Loss Function
The mathematical measure of how wrong a model's predictions are — the quantity training minimises, and the choice of which shapes everything about how the model learns.
In machine learning, a loss function is the ultimate reality check. It measures the gap between what a model predicts and the actual, correct answer. For every single training example, the loss function compares the prediction to the true label and spits out a single number. The lower this number, the better the model is performing. Training is simply the process of adjusting the model's weights over time to drive this loss as close to zero as possible.
Different tasks require different loss functions. For binary classifiers, the standard choice is binary cross-entropy, which heavily penalizes confident but incorrect guesses. If you are dealing with multiple, mutually exclusive categories, you use categorical cross-entropy.
But sometimes, the data is highly unbalanced. When one class is extremely rare, a model can get lazy by simply predicting the common class every time. In these cases, focal loss is used. Focal loss down-weights easy, well-classified examples, forcing the model to focus its learning on the hard, rare cases.
It is also important to separate loss from evaluation metrics. Loss is what the training process optimizes under the hood to calculate gradients. Metrics, on the other hand, are what humans actually care about, like precision, recall, and the F-one score. While loss and metrics are closely correlated, loss is what guides the training, while metrics tell us how the model will perform in the real world.
What a loss function is
A loss function measures the gap between what the model predicted and what the correct answer was. For each training example, the model makes a prediction, the loss function compares it to the true label, and produces a scalar number — the loss. Lower loss means better predictions. Training is the process of adjusting the model's weights to reduce this number over time.
Common loss functions
Binary cross-entropy — the standard loss for binary classifiers. It penalises confident wrong predictions very heavily and tolerates uncertain correct ones. Used in the DEJAN grounding classifier and AI content detection model.

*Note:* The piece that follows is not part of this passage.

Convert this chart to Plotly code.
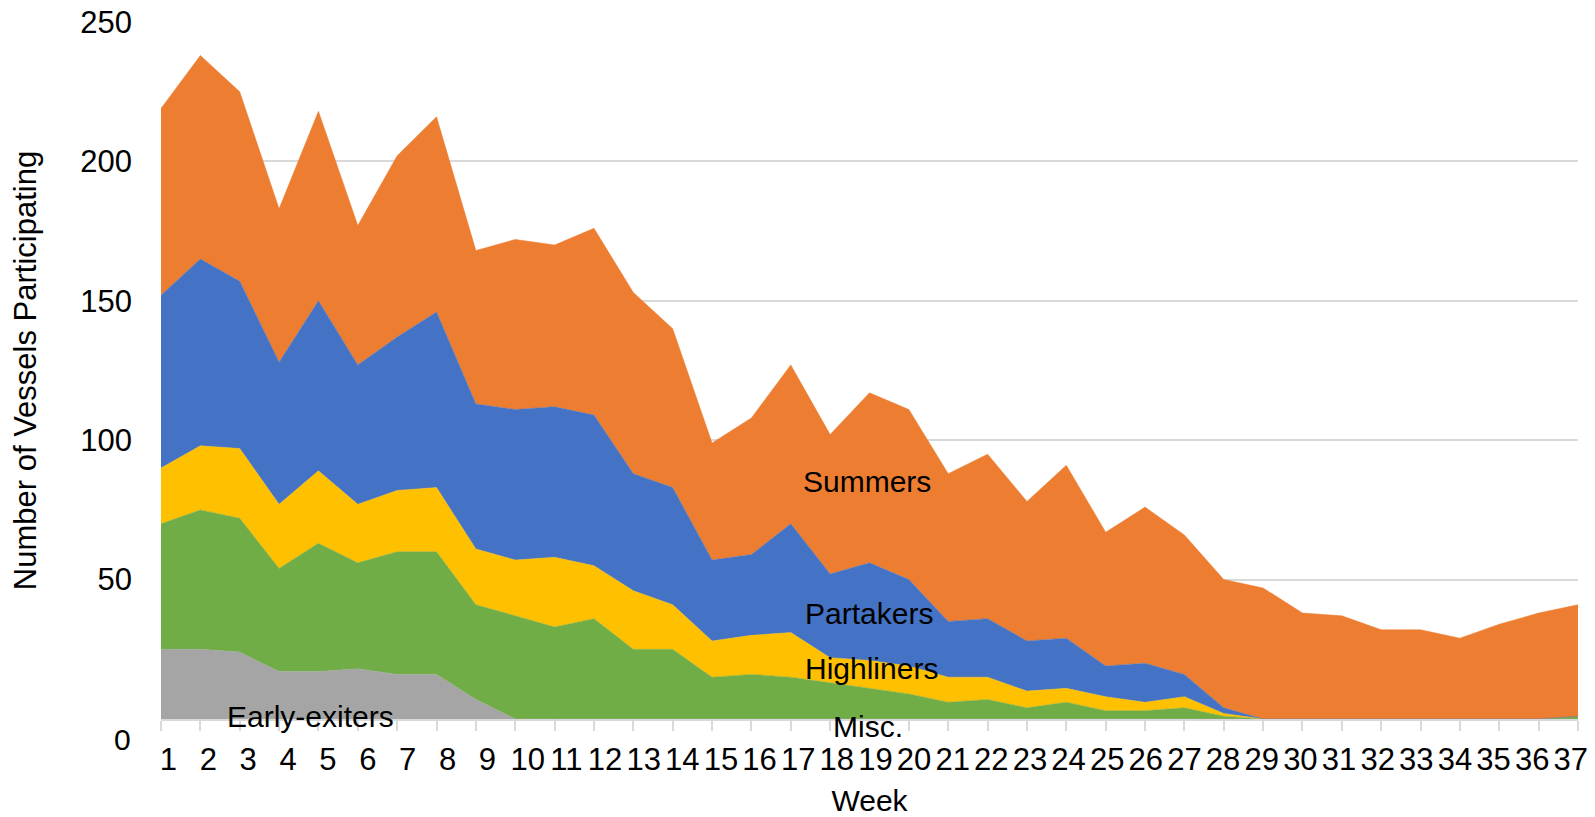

Categorical cross-entropy — the multi-class equivalent, used when outputs are mutually exclusive categories.
Focal loss — a variant of cross-entropy that down-weights easy, well-classified examples so the model focuses its learning on hard cases. LinkjeBERT uses focal loss (γ=2.0) because link tokens are rare — most tokens in any document are ordinary text, not anchor text — making the positive class very sparse. Focal loss prevents the model from ignoring rare positives by coasting on easy negatives.
Loss vs. metric
Loss is what training optimises; metrics are what you actually care about. A model trained to minimise binary cross-entropy is evaluated using precision, recall, and F1 — because those tell you what the model is actually doing in the real task, not just how small its gradient signals are. The two are correlated but not identical.